When ordinary people have a say in their own future, then your land can’t just be taken away from you.  And that’s why reforms must ensure that the people of this nation can have that most fundamental of possessions — the right to own the title to the land on which you live and on which you work. When your talents are unleashed, then opportunity will be created for all people …. as more wealth flows into your borders, we hope and expect that it will lift up more people.  It can’t just help folks at the top.  It has to help everybody.  And that kind of economic growth, where everybody has opportunity — if you work hard, you can succeed — that’s what gets a nation moving rapidly when it comes to develop. 

So property ownership is good, except that it promotes inequality, so it must be redistributed. Got it.

When Obama moved on to freedom of worship, he moved back into his “red states and blue states” nonsense from the campaign. Instead of taking religious differences seriously and recommending a separation of church and state, Obama talked happy talk about culture:

My own country and my own life have taught me the power of diversity.  The United States of America is a nation of Christians and Jews, and Muslims and Buddhists, and Hindus and non-believers.  Our story is shaped by every language; it’s enriched by every culture.  We have people from every corners of the world.  We’ve tasted the bitterness of civil war and segregation, but our history shows us that hatred in the human heart can recede; that the lines between races and tribes fade away.  And what’s left is a simple truth: e pluribus unum — that’s what we say in America.  Out of many, we are one nation and we are one people.  And that truth has, time and again, made our union stronger.  It has made our country stronger.  It’s part of what has made America great.

Well, e pluribus unum, until such time as Obama needs to win an election. Then he divides us by race, religion, ethnicity, age, and gender.

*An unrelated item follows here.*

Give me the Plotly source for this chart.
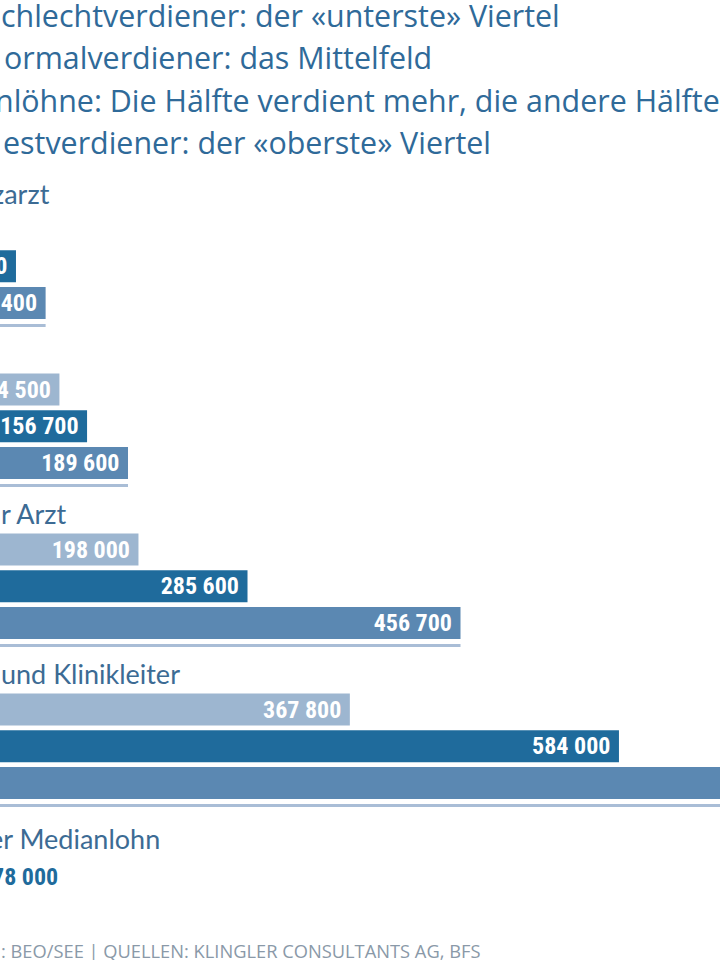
import plotly.graph_objects as go

# ---- data ----
categories = ["Assistenzarzt", "Oberarzt", "Leitender Arzt", "Chefärzte und Klinikleiter"]
low_quartile = [84000, 134500, 198000, 367800]      # Schlechtverdiener
median_pay = [99600, 156700, 285600, 584000]        # Medianlöhne
high_quartile = [123400, 189600, 456700, 812000]    # Bestverdiener
swiss_median = 78000

legend_lines = [
    "chlechtverdiener: der «unterste» Viertel",
    "ormalverdiener: das Mittelfeld",
    "nlöhne: Die Hälfte verdient mehr, die andere Hälfte weniger",
    "estverdiener: der «oberste» Viertel",
]
group_label_fragments = ["zarzt", "", "r Arzt", "und Klinikleiter"]
median_label = "er Medianlohn"
footer = ": BEO/SEE | QUELLEN: KLINGLER CONSULTANTS AG, BFS"

# ---- styling ----
C_LOW = "#9db6d0"
C_MED = "#1f6b9c"
C_HIGH = "#5b88b2"
C_LINE = "#a9bdd6"
C_TEXT = "#2f6a99"
C_LABEL = "#3c6b94"
C_FOOT = "#8a99a8"
BAR_FONT = "Liberation Sans Narrow, Roboto Condensed, DejaVu Sans Condensed, Arial Narrow, sans-serif"
LAB_FONT = "Lato, Open Sans, sans-serif"
LEG_FONT = "Open Sans, Lato, sans-serif"

W, H = 720, 960
PX_PER_UNIT = 0.0012448
X0_PX = -108.0
x_range = [(0 - X0_PX) / PX_PER_UNIT, (W - X0_PX) / PX_PER_UNIT]

GROUP0 = 229.5
GROUP_STEP = 160.0
BAR_STEP = 36.75
BAR_H = 32


def fmt(v):
    return f"{v:,}".replace(",", " ") + "\u00a0"


n = len(categories)
y_low = [GROUP0 + GROUP_STEP * g for g in range(n)]
y_med = [GROUP0 + GROUP_STEP * g + BAR_STEP for g in range(n)]
y_high = [GROUP0 + GROUP_STEP * g + 2 * BAR_STEP for g in range(n)]
y_line = [y + 22.5 for y in y_high]

fig = go.Figure()
for xs, ys, col, name in [
    (low_quartile, y_low, C_LOW, "Schlechtverdiener"),
    (median_pay, y_med, C_MED, "Medianlöhne"),
    (high_quartile, y_high, C_HIGH, "Bestverdiener"),
]:
    fig.add_trace(go.Bar(
        x=xs, y=ys, orientation="h", width=BAR_H, name=name,
        marker=dict(color=col, line=dict(width=0)),
        text=[fmt(v) for v in xs], textposition="inside", insidetextanchor="end",
        textfont=dict(family=BAR_FONT, size=24, color="white", weight="bold"),
        hoverinfo="skip",
    ))

fig.add_trace(go.Bar(
    x=high_quartile, y=y_line, orientation="h", width=3,
    marker=dict(color=C_LINE, line=dict(width=0)), hoverinfo="skip",
))

ann = []
leg_y = [15, 57, 100, 142]
leg_x = [-1, 2, -7, 1]
for t, yy, xx in zip(legend_lines, leg_y, leg_x):
    ann.append(dict(text=t, x=xx / W, xref="paper", y=yy, yref="y", xanchor="left",
                    yanchor="middle", showarrow=False,
                    font=dict(family=LEG_FONT, size=30.4, color=C_TEXT)))

lab_x = [-10, 0, -1, -1]
for g, t in enumerate(group_label_fragments):
    if not t:
        continue
    ann.append(dict(text=t, x=lab_x[g] / W, xref="paper", y=y_low[g] - 36.5, yref="y",
                    xanchor="left", yanchor="middle", showarrow=False,
                    font=dict(family=LAB_FONT, size=27, color=C_LABEL)))

ann.append(dict(text=median_label, x=-13 / W, xref="paper", y=838, yref="y",
                xanchor="left", yanchor="middle", showarrow=False,
                font=dict(family=LAB_FONT, size=27, color=C_LABEL)))
ann.append(dict(text=f"{swiss_median:,}".replace(",", " "), x=-10 / W, xref="paper", y=877, yref="y",
                xanchor="left", yanchor="middle", showarrow=False,
                font=dict(family=BAR_FONT, size=24, color=C_MED, weight="bold")))
ann.append(dict(text=footer, x=-1 / W, xref="paper", y=950, yref="y",
                xanchor="left", yanchor="middle", showarrow=False,
                font=dict(family=LEG_FONT, size=18.3, color=C_FOOT)))

fig.update_layout(
    width=W, height=H, margin=dict(l=0, r=0, t=0, b=0),
    paper_bgcolor="white", plot_bgcolor="white",
    barmode="overlay", showlegend=False,
    xaxis=dict(range=x_range, visible=False, fixedrange=True),
    yaxis=dict(range=[H, 0], visible=False, fixedrange=True),
    annotations=ann,
    uniformtext=dict(minsize=24, mode="show"),
)

fig.write_html("out.html", config={"displayModeBar": False},
               post_script="document.body.style.margin='0px';")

Finally, Obama addressed freedom from fear. He didn’t talk about the need to discard tyrannical societies. Instead, he talked in vague terms about xenophobia, fear of change, and the like. Some more typical Obama happy talk:

In many ways, fear is the force that stands between human beings and their dreams.  Fear of conflict and the weapons of war.  Fear of a future that is different from the past.  Fear of changes that are reordering our societies and economy.  Fear of people who look different, or come from a different place, or worship in a different way.  In some of her darkest moments, when Aung San Suu Kyi was imprisoned, she wrote an essay about freedom from fear.  She said fear of losing corrupts those who wield it — “Fear of losing power corrupts those who wield it, and fear of the scourge of power corrupts those who are subject to it.” That’s the fear that you can leave behind.  We see that chance in leaders who are beginning to understand that power comes from appealing to people’s hopes, not people’s fears. We see it in citizens who insist that this time must be different, that this time change will come and will continue.  As Aung San Suu Kyi wrote: “Fear is not the natural state of civilized man.” I believe that. 

What does any of this mean? Even Obama would be hard-pressed to explain.